On Christmas Day, Wilbur paused to look back to the past: when he had hair, a flat belly, and the same terrible taste in clothes, and his beloved became the first person in history to pair a belly shirt and an Easter bonnet.

Mary Worth, 12/28/09

But wait! It looks like the fruit of Wilbur’s youthful indiscretion has arrived! And he’s some sort of disheveled hobo!

Mary Worth, 12/29/09

Don’t worry, though: Wilbur can see the beautiful lady beneath the grime and stubble.

Mary Worth, 12/31/09 and 1/1/10

These two strips on either side of the transition to 2010 promise that we’ll be seeing father and son teaming up to become a pair of demon hunters, purging the earth of sinister supernatural forces once and for all.

Mary Worth, 1/3/10

Dawn, meanwhile, keeps her eye on the prize, the prize being Wilbur’s money. “Dad, the last thing you should be doing now is taking responsibility for your actions, especially when it could affect me! We can afford two hideous purple shirts a month for me now. I won’t settle for less than that! I won’t!” Wilbur’s so agitated that he appears to be attempting to chew off his own lower lip.

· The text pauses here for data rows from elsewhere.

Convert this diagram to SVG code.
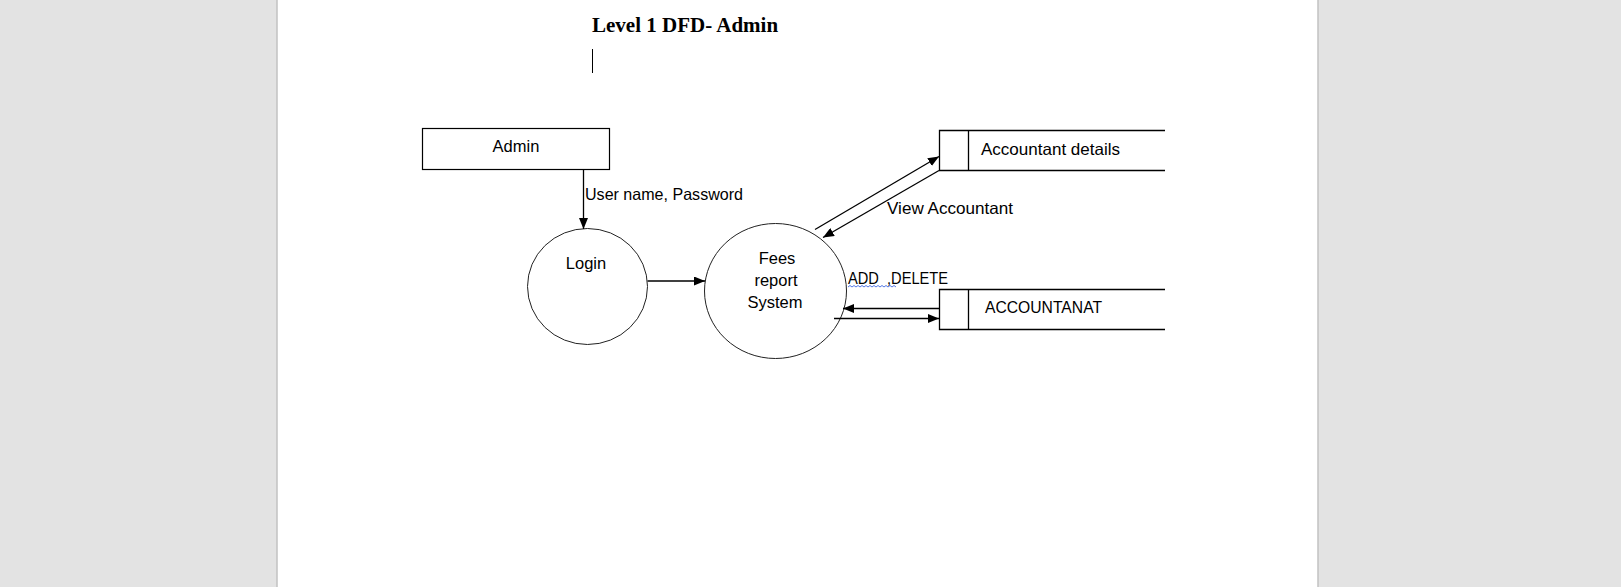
<svg xmlns="http://www.w3.org/2000/svg" width="1621" height="587" viewBox="0 0 1621 587">
<style>
.bg{fill:#e3e3e3}
.page{fill:#ffffff}
.edge{stroke:#c2c2c2;stroke-width:1.5}
.box{fill:#ffffff;stroke:#000;stroke-width:1.2}
.proc{fill:#ffffff;stroke:#222;stroke-width:1}
.line{stroke:#000;stroke-width:1.3;fill:none}
.conn{stroke:#000;stroke-width:1.3;fill:none;marker-end:url(#ah)}
.t{font-family:"Liberation Sans",Arial,sans-serif;font-size:16.5px;fill:#000}
.title{font-family:"Liberation Serif","Times New Roman",serif;font-size:21px;font-weight:bold;fill:#000}
</style>
<defs>
<marker id="ah" markerUnits="userSpaceOnUse" markerWidth="11" markerHeight="9" refX="11" refY="4.5" orient="auto">
<path d="M0,0 L11,4.5 L0,9 z" fill="#000"/>
</marker>
</defs>
<rect class="bg" x="0" y="0" width="1621" height="587"/>
<rect class="page" x="277" y="0" width="1041" height="587"/>
<line class="edge" x1="277" y1="0" x2="277" y2="587"/>
<line class="edge" x1="1318" y1="0" x2="1318" y2="587"/>
<text class="title" x="592" y="32">Level 1 DFD- Admin</text>
<line x1="592.5" y1="49" x2="592.5" y2="73" stroke="#000" stroke-width="1"/>
<g id="admin">
<rect class="box" x="422.5" y="128.5" width="187" height="41"/>
<text class="t" x="516" y="152" text-anchor="middle">Admin</text>
</g>
<g id="login">
<ellipse class="proc" cx="587.5" cy="286.5" rx="60" ry="58"/>
<text class="t" x="586" y="269" text-anchor="middle">Login</text>
</g>
<g id="fees">
<ellipse class="proc" cx="775.5" cy="291" rx="71" ry="67.5"/>
<text class="t" x="777" y="264" text-anchor="middle">Fees</text>
<text class="t" x="776" y="286" text-anchor="middle">report</text>
<text class="t" x="775" y="307.5" text-anchor="middle">System</text>
</g>
<g id="accountant-details">
<path class="line" d="M1165,130.5 H939.5 V170.5 H1165 M968.5,130.5 V170.5"/>
<text class="t" x="981" y="155" textLength="139" lengthAdjust="spacingAndGlyphs">Accountant details</text>
</g>
<g id="accountanat">
<path class="line" d="M1165,289.5 H939.5 V329.5 H1165 M968.5,289.5 V329.5"/>
<text class="t" x="985" y="313" textLength="117" lengthAdjust="spacingAndGlyphs">ACCOUNTANAT</text>
</g>
<g id="connectors">
<line class="conn" x1="583.5" y1="169.5" x2="583.5" y2="229"/>
<text class="t" x="585" y="200" textLength="158" lengthAdjust="spacingAndGlyphs">User name, Password</text>
<line class="conn" x1="647.5" y1="281" x2="705" y2="281"/>
<line class="conn" x1="815" y1="229.5" x2="939" y2="156.5"/>
<line class="conn" x1="939" y1="170.5" x2="823" y2="237.5"/>
<text class="t" x="887" y="214" textLength="126" lengthAdjust="spacingAndGlyphs">View Accountant</text>
<line class="conn" x1="939" y1="308.5" x2="843" y2="308.5"/>
<line class="conn" x1="834" y1="318.5" x2="939" y2="318.5"/>
<text class="t" x="848" y="284" style="white-space:pre" xml:space="preserve" textLength="100" lengthAdjust="spacingAndGlyphs">ADD  ,DELETE</text>
<path d="M848,287 l2,-1.5 l2,1.5 l2,-1.5 l2,1.5 l2,-1.5 l2,1.5 l2,-1.5 l2,1.5 l2,-1.5 l2,1.5 l2,-1.5 l2,1.5 l2,-1.5 l2,1.5 l2,-1.5 l2,1.5 l2,-1.5 l2,1.5 l2,-1.5 l2,1.5 l2,-1.5 l2,1.5 l2,-1.5 l2,1.5" fill="none" stroke="#4169e1" stroke-width="0.9"/>
</g>
</svg>
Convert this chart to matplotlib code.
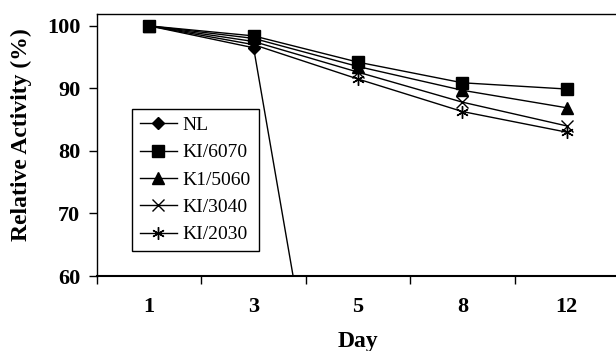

Yesterday I sent an email to my mother (who has become quite the Mary Worth reader, thanks to my site) asking if she thought this Kurt Evans character was really Wilbur’s son, and this is what she said:

It’s kind of hard to imagine anyone (especially that pretty blond) wanting to have sex with Wilbur!! Maybe he looked better back then. But what are these “demons” that he needs to lay to rest??!! And when does Mary pop in again?? It’s a puzzlement!

It is a puzzlement! A glorious puzzlement that we’ll all enjoy in the coming weeks, which makes me glad to be back in the blogging saddle. PLUS: When will the Curtis Kwanzaa story finally go completely bonkers, as we know it eventually will? We’ll find out as 2010 unfolds!